膨大な情報にどう対処すればよいか。イギリスの人気作家のオリバー・バークマン氏は「膨大な情報に追いつこうとしても無駄だ。脳に情報を詰め込むためではなく、今この瞬間を楽しむために本を読むべきだ」という――。
※本稿は、オリバー・バークマン『不完全主義 限りある人生を上手に過ごす方法』(かんき出版)の一部を再編集したものです。
「読むべき情報が多すぎる」問題
ガーディアン紙(イギリスの大手一般新聞)に勤めていた頃、飽きるほど書かされるトピックがあった。情報過多の時代をどう生きるか、というものだ。
いや、情報過多について何万文字も情報を追加したところで意味ないじゃないか、とみんな内心感じていたと思う。
当時は2000年代半ばだったが、「読むべき情報が多すぎる」という問題をインターネットが指数関数的に悪化させることはすでに明らかだった(1999年の時点で、世界中で生成されたデータ量は少なくとも15億ギガバイトに達したと研究者たちは推定している。2024年現在では、その数字は147兆ギガバイトにまで増加した。もちろん公開コンテンツはその一部にすぎないが、それにしても膨大な情報である。ちなみにある人の概算によれば、知の宝庫と呼ばれたアレクサンドリア図書館全体の情報量はたったの12ギガバイトだった)。
きっと思い当たるところがあると思う。崩れそうな積ん読の山に加えて、そのうち読もうと思っているインターネットの記事、どんどん溜まっていくポッドキャストのエピソードやテレビの録画、せっかく買ったのに手をつけていないゲームソフト。
いったい、いつになったらすべてを終わらせる時間ができるんだろう?
重要な情報はほぼ無限に流れてくる
今となっては悲しくも笑える話だが、インターネット初期の時代には、情報過多は一過性の問題だと考えられていた。

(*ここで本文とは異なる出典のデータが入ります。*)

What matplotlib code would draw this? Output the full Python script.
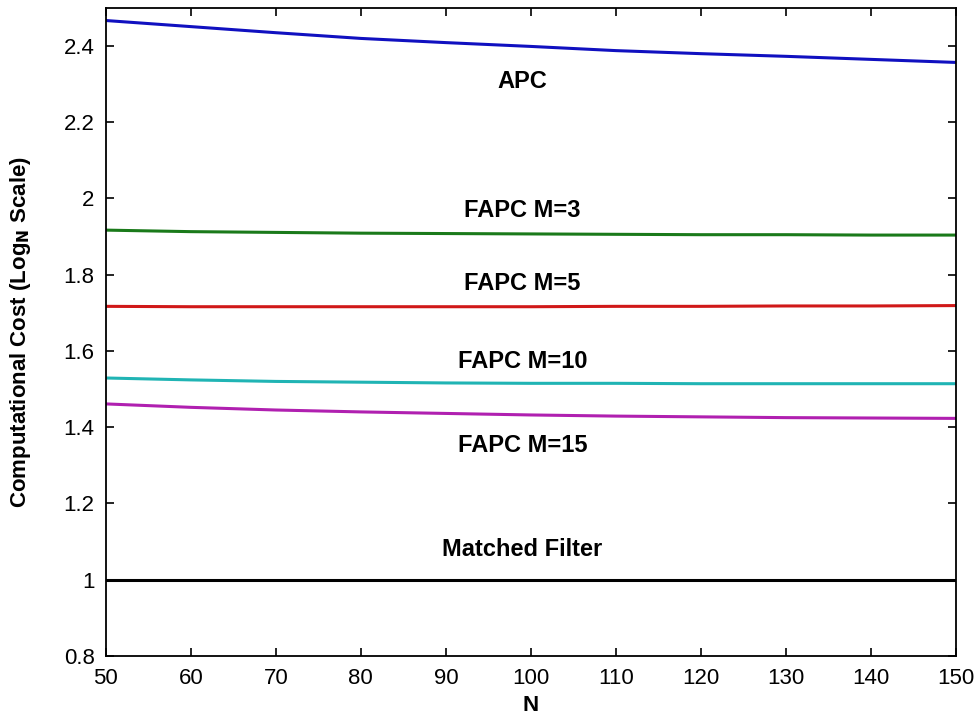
import matplotlib.pyplot as plt

# N values and log_N cost for each method
N = [50, 60, 70, 80, 90, 100, 110, 120, 130, 140, 150]
apc = [2.467, 2.451, 2.435, 2.420, 2.409, 2.399, 2.388, 2.380, 2.373, 2.365, 2.357]
fapc_m3 = [1.917, 1.913, 1.911, 1.909, 1.908, 1.907, 1.906, 1.905, 1.905, 1.904, 1.904]
fapc_m5 = [1.717, 1.716, 1.716, 1.716, 1.716, 1.716, 1.717, 1.717, 1.718, 1.718, 1.719]
fapc_m10 = [1.529, 1.524, 1.520, 1.518, 1.516, 1.515, 1.515, 1.514, 1.514, 1.514, 1.514]
fapc_m15 = [1.461, 1.452, 1.445, 1.440, 1.436, 1.432, 1.429, 1.427, 1.425, 1.424, 1.423]
matched = [1.0] * len(N)

series = [apc, fapc_m3, fapc_m5, fapc_m10, fapc_m15, matched]
colors = ['#1010c0', '#1a7a1a', '#d01818', '#20b4b4', '#b020b0', 'black']
labels = ['APC', 'FAPC M=3', 'FAPC M=5', 'FAPC M=10', 'FAPC M=15', 'Matched Filter']
label_y = [2.307, 1.969, 1.778, 1.571, 1.353, 1.08]

plt.rcParams['font.family'] = ['Liberation Sans', 'DejaVu Sans']

fig = plt.figure(figsize=(9.79, 7.21), dpi=100)
ax = fig.add_axes([0.108, 0.0904, 0.8685, 0.8986])

for ys, c in zip(series, colors):
    ax.plot(N, ys, color=c, lw=2.2)

for lab, y in zip(labels, label_y):
    ax.text(99, y, lab, ha='center', va='center', fontsize=17, fontweight='bold')

ax.set_xlim(50, 150)
ax.set_ylim(0.8, 2.5)
ax.set_xticks(range(50, 151, 10))
ax.set_yticks([0.8, 1.0, 1.2, 1.4, 1.6, 1.8, 2.0, 2.2, 2.4])
ax.set_yticklabels(['0.8', '1', '1.2', '1.4', '1.6', '1.8', '2', '2.2', '2.4'])
ax.tick_params(direction='in', length=6, width=1.2, top=True, right=True, labelsize=16)
ax.tick_params(axis='x', pad=9)
ax.tick_params(axis='y', pad=8)
for sp in ax.spines.values():
    sp.set_linewidth(1.3)

ax.set_xlabel('N', fontsize=16, fontweight='bold', labelpad=4)
ax.set_ylabel('Computational Cost (Log$_\\mathbf{N}$ Scale)', fontsize=16, fontweight='bold', labelpad=22)

fig.savefig('out.png', dpi=100)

どうでもいいブログやメールやニュースはたしかに多すぎるけれど、そう長くは続くまい。そのうち大事な情報だけを拾い上げる技術が進歩するからだ、と言われていた。楽観的な技術評論家クレイ・シャーキーに言わせれば、問題は情報過多ではなく、フィルターの性能にあるのだ。必要なのは情報をふるいにかける洗練されたフィルターであり、焦らなくてもすぐにそんなものは手に入るはずなのだ。
ところが、現実はそんなに甘くなかった。
僕らを待っていたのは、典型的な「効率化の罠」だった。
たしかにフィルターの精度は向上した。アマゾンのレコメンデーション機能は次に読むべき本を的確に提案してくれるし、SNSは(良い面だけを見れば)まるで世界中のアシスタントが自分の興味を引く情報ばかりを無料で集めてきてくれる夢のようなメディアだ。
しかし、ここ20年ほどインターネット上にいた人ならわかると思うけれど、その結果は平穏や正気とはほど遠いものだった。
重要な情報はほぼ無限に流れてくるので、重要な情報を見つける効率を高めたところで手元に届く量が減るわけではない。高精度のフィルターによって厳選された本や記事やポッドキャストや動画の山は相変わらず積み上がり、どれも安心や成功を手に入れるのに欠かせない情報を含んでいるように見える。